Show that for \(\displaystyle m \geq 0\), the residue of \(\displaystyle \Gamma(z)\) at \(\displaystyle z = -m\) is \(\displaystyle \frac{(-1)^m}{m!}\).
\(\displaystyle \Gamma(z)\) is the gamma function. The gamma function is meromorphic. It is defined in the right half-plane by \(\displaystyle \Gamma(z)= \int_0^{\infty} e^{-t}t^{z-1}dt\) for \(\displaystyle \text{Re}(z)>0\). There is also another representation of \(\displaystyle \Gamma(z)=\frac{\Gamma(z+m)}{(z+m-1) \cdots (z+1)z}\) where the right-hand side is defined and meromorphic for \(\displaystyle \text{Re}(z)>-m\) with simple poles at \(\displaystyle z=0, -1, \ldots, -m+1\). However, I still do not see how to prove this. I need help with this. Thank you.

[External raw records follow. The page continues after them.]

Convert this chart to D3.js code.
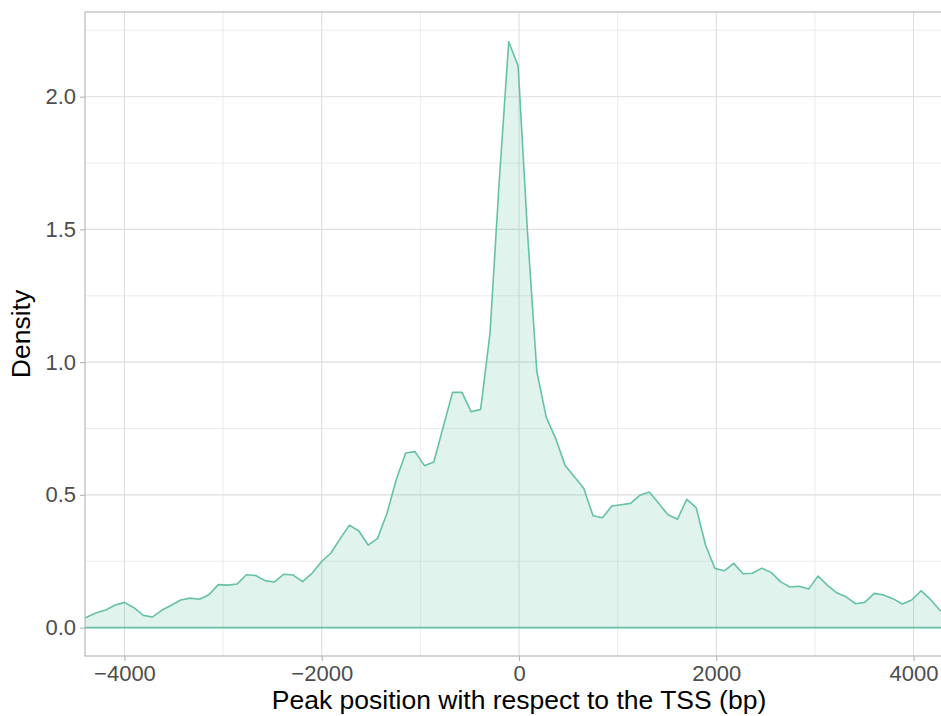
<!DOCTYPE html>
<html>
<head>
<meta charset="utf-8">
<script src="https://cdn.jsdelivr.net/npm/d3@7"></script>
<style>
  body { margin: 0; background: #fff; }
  svg { display: block; font-family: "Liberation Sans", Arial, sans-serif; }
</style>
</head>
<body>
<svg id="chart" width="941" height="716"></svg>
<script>
// peak positions (bp) at which the density was evaluated
const positions = [
  -4474, -4379, -4284, -4189, -4094, -3999, -3904, -3809, -3714, -3619,
  -3524, -3429, -3334, -3239, -3144, -3049, -2954, -2859, -2764, -2669,
  -2574, -2479, -2384, -2289, -2194, -2099, -2004, -1909, -1814, -1719,
  -1624, -1529, -1434, -1339, -1244, -1149, -1054, -959, -864, -769,
  -674, -579, -484, -389, -294, -199, -104, -9, 86, 181,
  276, 371, 466, 561, 656, 751, 846, 941, 1036, 1131,
  1226, 1321, 1416, 1511, 1606, 1701, 1796, 1891, 1986, 2081,
  2176, 2271, 2366, 2461, 2556, 2651, 2746, 2841, 2936, 3031,
  3126, 3221, 3316, 3411, 3506, 3601, 3696, 3791, 3886, 3981,
  4076, 4171, 4266, 4361
];

const density = [
  0.025, 0.040, 0.056, 0.066, 0.085, 0.095, 0.075, 0.046, 0.040, 0.066,
  0.084, 0.104, 0.111, 0.107, 0.124, 0.162, 0.160, 0.164, 0.199, 0.196,
  0.177, 0.172, 0.201, 0.198, 0.173, 0.204, 0.248, 0.280, 0.334, 0.386,
  0.364, 0.311, 0.336, 0.430, 0.558, 0.658, 0.663, 0.610, 0.624, 0.755,
  0.886, 0.886, 0.813, 0.822, 1.108, 1.690, 2.207, 2.116, 1.490, 0.964,
  0.793, 0.713, 0.612, 0.568, 0.525, 0.421, 0.414, 0.458, 0.463, 0.468,
  0.499, 0.511, 0.468, 0.425, 0.408, 0.483, 0.452, 0.311, 0.223, 0.214,
  0.242, 0.203, 0.205, 0.224, 0.208, 0.173, 0.153, 0.156, 0.145, 0.194,
  0.160, 0.131, 0.116, 0.090, 0.095, 0.129, 0.123, 0.109, 0.089, 0.104,
  0.139, 0.106, 0.066, 0.045
];

const xMajor = [-4000, -2000, 0, 2000, 4000];
const xMinor = [-3000, -1000, 1000, 3000];
const yMajor = [0, 0.5, 1.0, 1.5, 2.0];
const yMinor = [0.25, 0.75, 1.25, 1.75, 2.25];

const xTitle = 'Peak position with respect to the TSS (bp)';
const yTitle = 'Density';

const lineColor = '#66c2a5';

// panel box (right side runs past the picture edge, as in the original)
const panel = { left: 85, right: 953, top: 12, bottom: 656 };

const svg = d3.select('#chart');

const x = d3.scaleLinear().domain([-4400, 4400]).range([panel.left, panel.right]);
const y = d3.scaleLinear().domain([-0.107, 2.319]).range([panel.bottom, panel.top]);

const data = positions.map((p, i) => ({ x: p, y: density[i] }));

svg.append('defs').append('clipPath')
    .attr('id', 'panel-clip')
    .append('rect')
    .attr('x', panel.left)
    .attr('y', panel.top)
    .attr('width', panel.right - panel.left)
    .attr('height', panel.bottom - panel.top);

const plot = svg.append('g').attr('clip-path', 'url(#panel-clip)');

// minor grid
plot.selectAll('.vminor').data(xMinor).enter().append('line')
    .attr('x1', d => x(d)).attr('x2', d => x(d))
    .attr('y1', panel.top).attr('y2', panel.bottom)
    .attr('stroke', '#e8e8e8').attr('stroke-width', 0.8);
plot.selectAll('.hminor').data(yMinor).enter().append('line')
    .attr('y1', d => y(d)).attr('y2', d => y(d))
    .attr('x1', panel.left).attr('x2', panel.right)
    .attr('stroke', '#e8e8e8').attr('stroke-width', 0.8);

// major grid
plot.selectAll('.vmajor').data(xMajor).enter().append('line')
    .attr('x1', d => x(d)).attr('x2', d => x(d))
    .attr('y1', panel.top).attr('y2', panel.bottom)
    .attr('stroke', '#dedede').attr('stroke-width', 1.1);
plot.selectAll('.hmajor').data(yMajor).enter().append('line')
    .attr('y1', d => y(d)).attr('y2', d => y(d))
    .attr('x1', panel.left).attr('x2', panel.right)
    .attr('stroke', '#dedede').attr('stroke-width', 1.1);

// density area + outline
plot.append('path')
    .datum(data)
    .attr('fill', lineColor)
    .attr('fill-opacity', 0.2)
    .attr('d', d3.area().x(d => x(d.x)).y0(y(0)).y1(d => y(d.y)));

plot.append('path')
    .datum(data)
    .attr('fill', 'none')
    .attr('stroke', lineColor)
    .attr('stroke-width', 1.6)
    .attr('stroke-linejoin', 'round')
    .attr('d', d3.line().x(d => x(d.x)).y(d => y(d.y)));

plot.append('line')
    .attr('x1', panel.left).attr('x2', panel.right)
    .attr('y1', y(0)).attr('y2', y(0))
    .attr('stroke', lineColor)
    .attr('stroke-width', 1.6);

// panel border
svg.append('rect')
    .attr('x', panel.left)
    .attr('y', panel.top)
    .attr('width', panel.right - panel.left)
    .attr('height', panel.bottom - panel.top)
    .attr('fill', 'none')
    .attr('stroke', '#b3b3b3')
    .attr('stroke-width', 1.1);

// axes
const xAxis = svg.append('g')
    .attr('transform', `translate(0,${panel.bottom})`)
    .call(d3.axisBottom(x).tickValues(xMajor).tickSize(5).tickPadding(4)
        .tickFormat(d => d < 0 ? '\u2212' + Math.abs(d) : String(d)));

const yAxis = svg.append('g')
    .attr('transform', `translate(${panel.left},0)`)
    .call(d3.axisLeft(y).tickValues(yMajor).tickSize(5).tickPadding(4)
        .tickFormat(d3.format('.1f')));

[xAxis, yAxis].forEach(a => {
    a.select('.domain').remove();
    a.selectAll('.tick line').attr('stroke', '#b3b3b3').attr('stroke-width', 1.1);
    a.selectAll('.tick text')
        .attr('fill', '#4d4d4d')
        .style('font-size', '22px')
        .style('font-family', '"Liberation Sans", Arial, sans-serif');
});

// axis titles
svg.append('text')
    .attr('x', x(0))
    .attr('y', 709)
    .attr('text-anchor', 'middle')
    .style('font-size', '26.5px')
    .attr('fill', '#000')
    .text(xTitle);

svg.append('text')
    .attr('transform', `translate(30,${(panel.top + panel.bottom) / 2}) rotate(-90)`)
    .attr('text-anchor', 'middle')
    .style('font-size', '26.5px')
    .attr('fill', '#000')
    .text(yTitle);
</script>
</body>
</html>
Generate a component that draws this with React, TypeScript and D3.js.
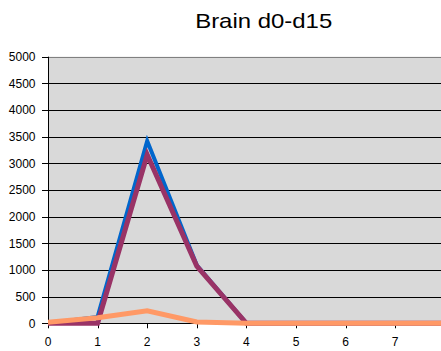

\(\displaystyle \Gamma(z)\) is the gamma function. The gamma function is meromorphic. It is defined in the right half-plane by \(\displaystyle \Gamma(z)= \int_0^{\infty} e^{-t}t^{z-1}dt\) for \(\displaystyle \text{Re}(z)>0\). There is also another representation of \(\displaystyle \Gamma(z)=\frac{\Gamma(z+m)}{(z+m-1) \cdots (z+1)z}\) where the right-hand side is defined and meromorphic for \(\displaystyle \text{Re}(z)>-m\) with simple poles at \(\displaystyle z=0, -1, \ldots, -m+1\). However, I still do not see how to prove this. I need help with this. Thank you.